La civilización griega ha sido llamada la Civilización del Alba: el alba es lo que se opone a la noche, a la oscuridad, a lo desconocido, a lo que produce temor. Los dioses griegos eran dioses matutinos: bellos y claros. Alumbraban y alejaban las tinieblas y todo ese mundo de monstruos que atemoriza a los seres humanos y que pertenece a la Civilización de la Noche. La noche, por no dejar ver, asusta; el día, por traer la luz, reconforta.


Dioses a la imagen del ser humano

Como la mayoría de los pueblos de la antigüedad, los griegos creían en distintas divinidades. Unas representaban las fuerzas de la naturaleza –como Poseidón, el dios del mar– y otras los sentimientos humanos –como Afrodita, la diosa del amor–. También había los que representaban distintas actividades humanas –Hestia, la diosa del hogar o Apolo, el dios de la música–. Todos ellos tenían en común la inmortalidad, propia de los dioses, pero también sufrían debilidades humanas; así Zeus, el dios supremo, no se resistía ante una joven bonita y se lo pasaba engañando a su mujer, la diosa Hera.

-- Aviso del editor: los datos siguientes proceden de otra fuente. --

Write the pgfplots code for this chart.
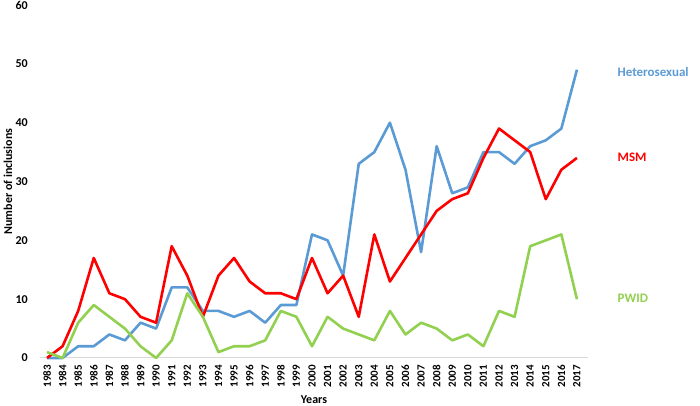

Los dioses griegos no solo tenían figuras humanas, sino que participaban constantemente en las aventuras de los humanos. Claro que en esta relación había reglas muy claras y severas: si algún mortal osaba desafiar a un dios tendría luego que sufrir el castigo divino, pues los dioses eran celosos y vengativos.


La creación

Al comienzo de todas las cosas solo existía el Caos, que era una masa informe. Del caos surgió la Madre Tierra y esta, mientras dormía, dio a luz a su hijo Urano. Desde las alturas Urano contempló con cariño a su madre dormida

y derramó sobre ella una lluvia fértil. El agua, al penetrar en todas las hendiduras secretas de la Madre Tierra produjo hierbas, flores, árboles, ríos, lagos y mares. Y luego nacieron los animales, las aves y los peces.